[BEGIN]

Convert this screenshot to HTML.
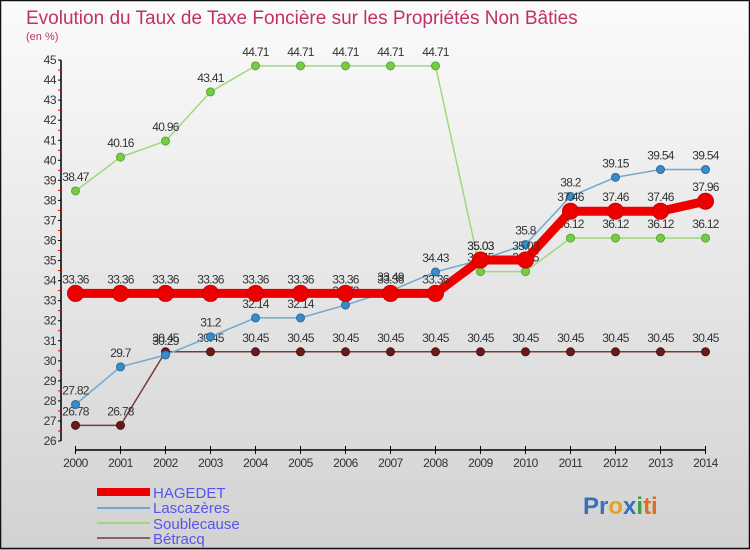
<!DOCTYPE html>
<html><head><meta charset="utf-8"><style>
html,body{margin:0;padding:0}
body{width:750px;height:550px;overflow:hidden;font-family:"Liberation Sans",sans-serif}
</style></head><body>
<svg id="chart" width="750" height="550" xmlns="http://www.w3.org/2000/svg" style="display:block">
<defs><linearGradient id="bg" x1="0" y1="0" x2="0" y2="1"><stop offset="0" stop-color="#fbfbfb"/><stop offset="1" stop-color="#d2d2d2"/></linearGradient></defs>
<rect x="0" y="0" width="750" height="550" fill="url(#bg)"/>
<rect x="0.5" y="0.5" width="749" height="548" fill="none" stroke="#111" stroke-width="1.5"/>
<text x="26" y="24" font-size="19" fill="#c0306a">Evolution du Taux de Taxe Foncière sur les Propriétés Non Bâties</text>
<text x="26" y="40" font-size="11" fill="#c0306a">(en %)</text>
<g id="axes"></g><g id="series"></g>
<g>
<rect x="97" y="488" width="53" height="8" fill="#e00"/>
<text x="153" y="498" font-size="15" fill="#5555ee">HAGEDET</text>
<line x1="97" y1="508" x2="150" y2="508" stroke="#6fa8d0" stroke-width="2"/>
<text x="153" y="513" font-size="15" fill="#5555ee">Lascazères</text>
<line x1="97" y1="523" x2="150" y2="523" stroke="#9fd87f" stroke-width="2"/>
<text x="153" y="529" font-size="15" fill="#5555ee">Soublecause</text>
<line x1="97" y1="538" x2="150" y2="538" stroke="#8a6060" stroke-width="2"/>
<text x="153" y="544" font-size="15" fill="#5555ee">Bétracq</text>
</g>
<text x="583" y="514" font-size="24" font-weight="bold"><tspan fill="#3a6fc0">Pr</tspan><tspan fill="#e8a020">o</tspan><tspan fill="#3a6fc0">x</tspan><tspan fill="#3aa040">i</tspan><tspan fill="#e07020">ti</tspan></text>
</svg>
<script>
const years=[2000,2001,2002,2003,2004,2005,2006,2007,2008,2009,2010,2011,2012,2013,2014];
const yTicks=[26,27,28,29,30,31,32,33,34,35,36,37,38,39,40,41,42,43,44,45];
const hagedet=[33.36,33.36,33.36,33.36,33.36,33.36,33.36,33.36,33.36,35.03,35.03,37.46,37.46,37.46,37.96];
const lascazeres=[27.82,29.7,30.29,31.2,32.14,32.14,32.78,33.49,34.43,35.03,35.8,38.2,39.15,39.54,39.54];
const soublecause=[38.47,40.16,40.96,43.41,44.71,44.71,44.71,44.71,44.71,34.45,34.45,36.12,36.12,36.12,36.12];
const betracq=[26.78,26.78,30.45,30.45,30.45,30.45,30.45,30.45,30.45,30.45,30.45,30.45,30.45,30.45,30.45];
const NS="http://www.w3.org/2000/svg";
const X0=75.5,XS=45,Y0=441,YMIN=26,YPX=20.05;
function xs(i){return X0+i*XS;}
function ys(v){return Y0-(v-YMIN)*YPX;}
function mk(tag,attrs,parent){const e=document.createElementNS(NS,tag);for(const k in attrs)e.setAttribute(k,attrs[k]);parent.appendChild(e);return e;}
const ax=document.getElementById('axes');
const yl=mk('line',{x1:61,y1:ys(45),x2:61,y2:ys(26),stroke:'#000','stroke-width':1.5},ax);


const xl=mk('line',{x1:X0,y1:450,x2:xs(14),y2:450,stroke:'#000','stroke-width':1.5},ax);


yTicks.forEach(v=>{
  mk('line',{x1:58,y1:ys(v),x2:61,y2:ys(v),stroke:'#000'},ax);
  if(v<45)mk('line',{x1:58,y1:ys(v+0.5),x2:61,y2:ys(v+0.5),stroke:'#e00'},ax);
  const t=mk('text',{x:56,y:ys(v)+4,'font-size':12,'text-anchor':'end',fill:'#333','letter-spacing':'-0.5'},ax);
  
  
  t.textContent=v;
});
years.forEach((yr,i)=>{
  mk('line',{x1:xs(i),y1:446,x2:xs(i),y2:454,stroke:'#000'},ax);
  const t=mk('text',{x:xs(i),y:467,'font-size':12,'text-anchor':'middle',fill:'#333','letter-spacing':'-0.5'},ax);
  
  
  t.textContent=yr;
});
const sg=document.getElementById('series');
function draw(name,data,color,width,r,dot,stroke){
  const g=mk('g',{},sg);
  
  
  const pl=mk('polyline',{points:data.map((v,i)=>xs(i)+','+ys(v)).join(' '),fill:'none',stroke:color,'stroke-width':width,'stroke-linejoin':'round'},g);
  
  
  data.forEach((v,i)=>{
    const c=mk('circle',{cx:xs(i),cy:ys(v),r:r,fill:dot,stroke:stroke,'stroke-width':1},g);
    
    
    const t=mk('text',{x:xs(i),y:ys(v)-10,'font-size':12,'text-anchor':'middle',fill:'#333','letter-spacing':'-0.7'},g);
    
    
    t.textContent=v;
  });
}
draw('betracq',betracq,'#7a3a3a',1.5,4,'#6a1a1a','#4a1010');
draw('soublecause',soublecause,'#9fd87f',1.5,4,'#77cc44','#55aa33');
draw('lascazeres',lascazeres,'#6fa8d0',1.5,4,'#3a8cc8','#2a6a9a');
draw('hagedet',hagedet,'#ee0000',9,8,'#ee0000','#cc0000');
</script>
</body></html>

[END]

• Task brief: Transcribe all of the material exactly, leaving out whatever pictures it contains.

• Full response:
Convert this screenshot to HTML.
<!DOCTYPE html>
<html><head><meta charset="utf-8"><style>
html,body{margin:0;padding:0}
body{width:750px;height:550px;overflow:hidden;font-family:"Liberation Sans",sans-serif}
</style></head><body>
<svg id="chart" width="750" height="550" xmlns="http://www.w3.org/2000/svg" style="display:block">
<defs><linearGradient id="bg" x1="0" y1="0" x2="0" y2="1"><stop offset="0" stop-color="#fbfbfb"/><stop offset="1" stop-color="#d2d2d2"/></linearGradient></defs>
<rect x="0" y="0" width="750" height="550" fill="url(#bg)"/>
<rect x="0.5" y="0.5" width="749" height="548" fill="none" stroke="#111" stroke-width="1.5"/>
<text x="26" y="24" font-size="19" fill="#c0306a">Evolution du Taux de Taxe Foncière sur les Propriétés Non Bâties</text>
<text x="26" y="40" font-size="11" fill="#c0306a">(en %)</text>
<g id="axes"></g><g id="series"></g>
<g>
<rect x="97" y="488" width="53" height="8" fill="#e00"/>
<text x="153" y="498" font-size="15" fill="#5555ee">HAGEDET</text>
<line x1="97" y1="508" x2="150" y2="508" stroke="#6fa8d0" stroke-width="2"/>
<text x="153" y="513" font-size="15" fill="#5555ee">Lascazères</text>
<line x1="97" y1="523" x2="150" y2="523" stroke="#9fd87f" stroke-width="2"/>
<text x="153" y="529" font-size="15" fill="#5555ee">Soublecause</text>
<line x1="97" y1="538" x2="150" y2="538" stroke="#8a6060" stroke-width="2"/>
<text x="153" y="544" font-size="15" fill="#5555ee">Bétracq</text>
</g>
<text x="583" y="514" font-size="24" font-weight="bold"><tspan fill="#3a6fc0">Pr</tspan><tspan fill="#e8a020">o</tspan><tspan fill="#3a6fc0">x</tspan><tspan fill="#3aa040">i</tspan><tspan fill="#e07020">ti</tspan></text>
</svg>
<script>
const years=[2000,2001,2002,2003,2004,2005,2006,2007,2008,2009,2010,2011,2012,2013,2014];
const yTicks=[26,27,28,29,30,31,32,33,34,35,36,37,38,39,40,41,42,43,44,45];
const hagedet=[33.36,33.36,33.36,33.36,33.36,33.36,33.36,33.36,33.36,35.03,35.03,37.46,37.46,37.46,37.96];
const lascazeres=[27.82,29.7,30.29,31.2,32.14,32.14,32.78,33.49,34.43,35.03,35.8,38.2,39.15,39.54,39.54];
const soublecause=[38.47,40.16,40.96,43.41,44.71,44.71,44.71,44.71,44.71,34.45,34.45,36.12,36.12,36.12,36.12];
const betracq=[26.78,26.78,30.45,30.45,30.45,30.45,30.45,30.45,30.45,30.45,30.45,30.45,30.45,30.45,30.45];
const NS="http://www.w3.org/2000/svg";
const X0=75.5,XS=45,Y0=441,YMIN=26,YPX=20.05;
function xs(i){return X0+i*XS;}
function ys(v){return Y0-(v-YMIN)*YPX;}
function mk(tag,attrs,parent){const e=document.createElementNS(NS,tag);for(const k in attrs)e.setAttribute(k,attrs[k]);parent.appendChild(e);return e;}
const ax=document.getElementById('axes');
const yl=mk('line',{x1:61,y1:ys(45),x2:61,y2:ys(26),stroke:'#000','stroke-width':1.5},ax);


const xl=mk('line',{x1:X0,y1:450,x2:xs(14),y2:450,stroke:'#000','stroke-width':1.5},ax);


yTicks.forEach(v=>{
  mk('line',{x1:58,y1:ys(v),x2:61,y2:ys(v),stroke:'#000'},ax);
  if(v<45)mk('line',{x1:58,y1:ys(v+0.5),x2:61,y2:ys(v+0.5),stroke:'#e00'},ax);
  const t=mk('text',{x:56,y:ys(v)+4,'font-size':12,'text-anchor':'end',fill:'#333','letter-spacing':'-0.5'},ax);
  
  
  t.textContent=v;
});
years.forEach((yr,i)=>{
  mk('line',{x1:xs(i),y1:446,x2:xs(i),y2:454,stroke:'#000'},ax);
  const t=mk('text',{x:xs(i),y:467,'font-size':12,'text-anchor':'middle',fill:'#333','letter-spacing':'-0.5'},ax);
  
  
  t.textContent=yr;
});
const sg=document.getElementById('series');
function draw(name,data,color,width,r,dot,stroke){
  const g=mk('g',{},sg);
  
  
  const pl=mk('polyline',{points:data.map((v,i)=>xs(i)+','+ys(v)).join(' '),fill:'none',stroke:color,'stroke-width':width,'stroke-linejoin':'round'},g);
  
  
  data.forEach((v,i)=>{
    const c=mk('circle',{cx:xs(i),cy:ys(v),r:r,fill:dot,stroke:stroke,'stroke-width':1},g);
    
    
    const t=mk('text',{x:xs(i),y:ys(v)-10,'font-size':12,'text-anchor':'middle',fill:'#333','letter-spacing':'-0.7'},g);
    
    
    t.textContent=v;
  });
}
draw('betracq',betracq,'#7a3a3a',1.5,4,'#6a1a1a','#4a1010');
draw('soublecause',soublecause,'#9fd87f',1.5,4,'#77cc44','#55aa33');
draw('lascazeres',lascazeres,'#6fa8d0',1.5,4,'#3a8cc8','#2a6a9a');
draw('hagedet',hagedet,'#ee0000',9,8,'#ee0000','#cc0000');
</script>
</body></html>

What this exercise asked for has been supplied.